Where everyone is already on the same page about the use of AI, it is not so necessary to make a great deal of noise about the tool. Coding in most contexts is a prime example. Also in some forms of media going forward—not least in blockbuster movies—use of AI will become standard, and no one will be deceived if it is not stated explicitly outside of a film’s credits. But attempting to portray an AI-generated character as a real human being in a paid YouTube ad—that won’t cut it.

It’s important though to not let any of this become a rationalisation for what is really concealment. What matters—if genuine progress and your own development are something you value (which it is, whether realised or not)—is that no one is being misled. Including yourself.

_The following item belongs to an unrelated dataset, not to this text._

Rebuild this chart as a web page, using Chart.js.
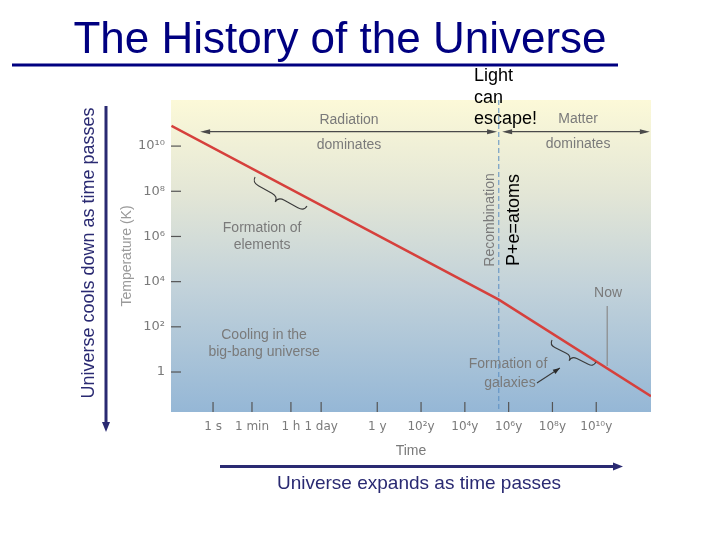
<!DOCTYPE html>
<html><head><meta charset="utf-8">
<script src="https://cdn.jsdelivr.net/npm/chart.js@4.4.1/dist/chart.umd.min.js"></script>
<style>html,body{margin:0;padding:0;background:#fff;}#wrap{position:relative;width:720px;height:540px;}</style>
</head><body><div id="wrap"><canvas id="c" width="720" height="540"></canvas></div>
<script>
// ---- data (times in seconds, temperatures in kelvin) ----
const lineTimesSec = [0.0126, 1.12e13, 1.0e20];
const lineTempsK   = [7.9e10, 1.6e3, 0.085];
const xTickSec     = [1, 60, 3600, 86400, 3.156e7, 3.156e9, 3.156e11, 3.156e13, 3.156e15, 3.156e17];
const xTickLabels  = ['1 s', '1 min', '1 h', '1 day', '1 y', '10²y', '10⁴y', '10⁶y', '10⁸y', '10¹⁰y'];
const yTickK       = [1e10, 1e8, 1e6, 1e4, 1e2, 1];
const yTickLabels  = ['10¹⁰', '10⁸', '10⁶', '10⁴', '10²', '1'];
const recombinationSec = 1.12e13;
const nowSec = 1.0e18;

const FONT = "'Liberation Sans', Arial, sans-serif";
const TICKFONT = "'DejaVu Sans', sans-serif";
const GRAY = '#7a7a7a';

function arrowHead(ctx, x1, y1, x2, y2, len, w, color) {
  const a = Math.atan2(y2 - y1, x2 - x1);
  ctx.save(); ctx.fillStyle = color; ctx.beginPath();
  ctx.moveTo(x2, y2);
  ctx.lineTo(x2 - len * Math.cos(a) + w * Math.sin(a), y2 - len * Math.sin(a) - w * Math.cos(a));
  ctx.lineTo(x2 - len * Math.cos(a) - w * Math.sin(a), y2 - len * Math.sin(a) + w * Math.cos(a));
  ctx.closePath(); ctx.fill(); ctx.restore();
}
function brace(ctx, ax, ay, bx, by, d) {
  const L = Math.hypot(bx - ax, by - ay), ux = (bx - ax) / L, uy = (by - ay) / L;
  const wx = -uy, wy = ux;
  const P = (u, w) => [ax + ux * u + wx * w, ay + uy * u + wy * w];
  const q = L * 0.12;
  ctx.beginPath();
  ctx.moveTo(...P(0, 0));
  ctx.quadraticCurveTo(...P(0, d / 2), ...P(q, d / 2));
  ctx.lineTo(...P(L / 2 - q, d / 2));
  ctx.quadraticCurveTo(...P(L / 2, d / 2), ...P(L / 2, d));
  ctx.quadraticCurveTo(...P(L / 2, d / 2), ...P(L / 2 + q, d / 2));
  ctx.lineTo(...P(L - q, d / 2));
  ctx.quadraticCurveTo(...P(L, d / 2), ...P(L, 0));
  ctx.stroke();
}

const decor = {
  id: 'decor',
  beforeDatasetsDraw(chart) {
    const {ctx, chartArea: a, scales: {x, y}} = chart;
    ctx.save();
    const g = ctx.createLinearGradient(0, a.top, 0, a.bottom);
    g.addColorStop(0, '#fcf9d8'); g.addColorStop(0.3, '#e3e6d6');
    g.addColorStop(0.6, '#c2d2da'); g.addColorStop(1, '#95b7d6');
    ctx.fillStyle = g; ctx.fillRect(a.left, a.top, a.right - a.left, a.bottom - a.top);
    // inward tick marks
    ctx.strokeStyle = '#555'; ctx.lineWidth = 1.2;
    y.ticks.forEach(t => { const py = y.getPixelForValue(t.value); ctx.beginPath(); ctx.moveTo(a.left, py); ctx.lineTo(a.left + 10, py); ctx.stroke(); });
    x.ticks.forEach(t => { const px = x.getPixelForValue(t.value); ctx.beginPath(); ctx.moveTo(px, a.bottom - 10); ctx.lineTo(px, a.bottom); ctx.stroke(); });
    // recombination dashed line
    const rx = x.getPixelForValue(recombinationSec);
    ctx.strokeStyle = '#5b8fc2'; ctx.lineWidth = 1; ctx.setLineDash([5, 3]);
    ctx.beginPath(); ctx.moveTo(rx, a.top); ctx.lineTo(rx, a.bottom); ctx.stroke();
    ctx.setLineDash([]);
    ctx.restore();
  },
  afterDatasetsDraw(chart) {
    const {ctx, scales: {x, y}} = chart;
    const P = (lx, ly) => [x.getPixelForValue(Math.pow(10, lx)), y.getPixelForValue(Math.pow(10, ly))];
    ctx.save();
    ctx.font = '14px ' + FONT; ctx.fillStyle = GRAY; ctx.textAlign = 'center'; ctx.textBaseline = 'middle';
    const txt = (s, lx, ly) => { const [px, py] = P(lx, ly); ctx.fillText(s, px, py); };
    txt('Radiation', 6.21, 11.15); txt('dominates', 6.21, 10.04);
    txt('Matter', 16.67, 11.19); txt('dominates', 16.67, 10.09);
    txt('Formation of', 2.24, 6.37); txt('elements', 2.24, 5.60);
    txt('Cooling in the', 2.33, 1.64); txt('big-bang universe', 2.33, 0.88);
    txt('Formation of', 13.47, 0.35); txt('galaxies', 13.56, -0.49);
    txt('Now', 18.04, 3.50);
    // recombination label
    { const [px, py] = P(12.65, 6.73); ctx.save(); ctx.translate(px, py); ctx.rotate(-Math.PI / 2); ctx.fillText('Recombination', 0, 0); ctx.restore(); }
    // dominance arrows
    ctx.strokeStyle = '#4a4a4a'; ctx.lineWidth = 1.2;
    const arrowBoth = (l1, l2, ly) => {
      const [x1, yy] = P(l1, ly), [x2] = P(l2, ly);
      ctx.beginPath(); ctx.moveTo(x1 + 4, yy); ctx.lineTo(x2 - 4, yy); ctx.stroke();
      arrowHead(ctx, x2, yy, x1, yy, 10, 2.5, '#4a4a4a');
      arrowHead(ctx, x1, yy, x2, yy, 10, 2.5, '#4a4a4a');
    };
    arrowBoth(-0.59, 12.97, 10.64);
    arrowBoth(13.2, 19.95, 10.64);
    // braces
    ctx.strokeStyle = '#3a3a3a'; ctx.lineWidth = 1.1;
    { const [ax, ay] = P(1.92, 8.63), [bx, by] = P(4.29, 7.35); brace(ctx, ax, ay, bx, by, 12); }
    { const [ax, ay] = P(15.48, 1.42), [bx, by] = P(17.49, 0.44); brace(ctx, ax, ay, bx, by, 11); }
    // galaxies arrow
    { const [ax, ay] = P(14.79, -0.49), [bx, by] = P(15.84, 0.18);
      ctx.beginPath(); ctx.moveTo(ax, ay); ctx.lineTo(bx, by); ctx.stroke();
      arrowHead(ctx, ax, ay, bx, by, 7, 2.5, '#2a2a2a'); }
    // Now line
    { const nx = x.getPixelForValue(nowSec); const [, y1] = P(0, 2.92), [, y2] = P(0, 0.27);
      ctx.strokeStyle = '#8a8a8a'; ctx.lineWidth = 1.2; ctx.beginPath(); ctx.moveTo(nx, y1); ctx.lineTo(nx, y2); ctx.stroke(); }
    ctx.restore();
  },
  afterDraw(chart) {
    const {ctx} = chart;
    ctx.save();
    // title
    ctx.fillStyle = '#000080'; ctx.font = '44px ' + FONT; ctx.textAlign = 'center'; ctx.textBaseline = 'alphabetic';
    ctx.fillText('The History of the Universe', 340, 53);
    ctx.fillRect(12, 63.5, 606, 3);
    // left label + arrow
    const navy = '#2a2a72';
    ctx.fillStyle = navy; ctx.font = '18px ' + FONT; ctx.textBaseline = 'middle';
    ctx.save(); ctx.translate(89, 253); ctx.rotate(-Math.PI / 2); ctx.fillText('Universe cools down as time passes', 0, 0); ctx.restore();
    ctx.strokeStyle = navy; ctx.lineWidth = 3;
    ctx.beginPath(); ctx.moveTo(106, 106); ctx.lineTo(106, 424); ctx.stroke();
    arrowHead(ctx, 106, 106, 106, 432, 10, 4, navy);
    // bottom arrow + label
    ctx.beginPath(); ctx.moveTo(220, 466.5); ctx.lineTo(614, 466.5); ctx.stroke();
    arrowHead(ctx, 220, 466.5, 623, 466.5, 10, 4, navy);
    ctx.font = '19px ' + FONT; ctx.textBaseline = 'alphabetic';
    ctx.fillText('Universe expands as time passes', 419, 489);
    // Light can escape! / P+e=atoms
    ctx.fillStyle = '#000'; ctx.font = '18px ' + FONT; ctx.textAlign = 'left';
    ctx.fillText('Light', 474, 81); ctx.fillText('can', 474, 102.5); ctx.fillText('escape!', 474, 124);
    ctx.textAlign = 'center'; ctx.textBaseline = 'middle';
    ctx.save(); ctx.translate(514, 220); ctx.rotate(-Math.PI / 2); ctx.fillText('P+e=atoms', 0, 0); ctx.restore();
    ctx.restore();
  }
};

Chart.defaults.font.family = FONT;
new Chart(document.getElementById('c'), {
  type: 'line',
  data: {
    datasets: [{
      data: lineTimesSec.map((t, i) => ({x: t, y: lineTempsK[i]})),
      borderColor: '#d6403c', borderWidth: 2.5, pointRadius: 0, tension: 0, fill: false
    }]
  },
  options: {
    responsive: false, animation: false, devicePixelRatio: 1,
    layout: {padding: {left: 111, right: 69, top: 100, bottom: 78}},
    plugins: {legend: {display: false}, tooltip: {enabled: false}},
    scales: {
      x: {
        type: 'logarithmic', min: Math.pow(10, -1.92), max: 1e20,
        afterBuildTicks: s => { s.ticks = xTickSec.map(v => ({value: v})); },
        afterFit: s => { s.height = 50; },
        ticks: {autoSkip: false, maxRotation: 0, padding: 8, color: GRAY, font: {size: 12, family: TICKFONT},
          callback: (v, i) => xTickLabels[i]},
        grid: {display: false, drawTicks: false}, border: {display: false},
        title: {display: true, text: 'Time', color: GRAY, font: {size: 14}, padding: {top: 0, bottom: 2}}
      },
      y: {
        type: 'logarithmic', min: Math.pow(10, -1.77), max: Math.pow(10, 12.04),
        afterBuildTicks: s => { s.ticks = yTickK.map(v => ({value: v})); },
        afterFit: s => { s.width = 60; },
        ticks: {autoSkip: false, padding: 6, color: GRAY, font: {size: 13, family: TICKFONT},
          callback: (v, i) => yTickLabels[i]},
        grid: {display: false, drawTicks: false}, border: {display: false},
        title: {display: true, text: 'Temperature (K)', color: '#9a9a9a', font: {size: 14}, padding: {top: 8, bottom: 0}}
      }
    }
  },
  plugins: [decor]
});
</script></body></html>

As for whether using AI to write your blog post is actually an ‘advantage,’ the suggestion misses the point of what creative output is really for. You don’t think, write and create merely to convey ideas—and not only even for other people. I write these blog posts, for example, not only for others but for myself as well—to help myself think and know what I think. I don’t use AI to write these posts, but I do use it to review them, suggest areas for improvement and test alternative phrasings.

Only a terrible creator would seriously consider using AI to replace their creative work. And its current inability in this department is not merely a hurdle that we’ll get over as the technology improves—because this isn’t what the technology is or what it’s for, and suggesting as much betrays a misunderstanding of both the tech and one’s art.

To portray creative and authoritative writing with AI as some kind of productivity ‘hack’ is to tacitly admit a lack of confidence in your own ability to create, and an unwillingness to do the difficult human work of synthesis. You might as well generate an image in MidJourney and say “look, I painted this.”

It suggests that external output and performance are all that matter, and that there is nothing inward to be gained.

The cover image was generated in Midjourney—in case anyone didn’t already know.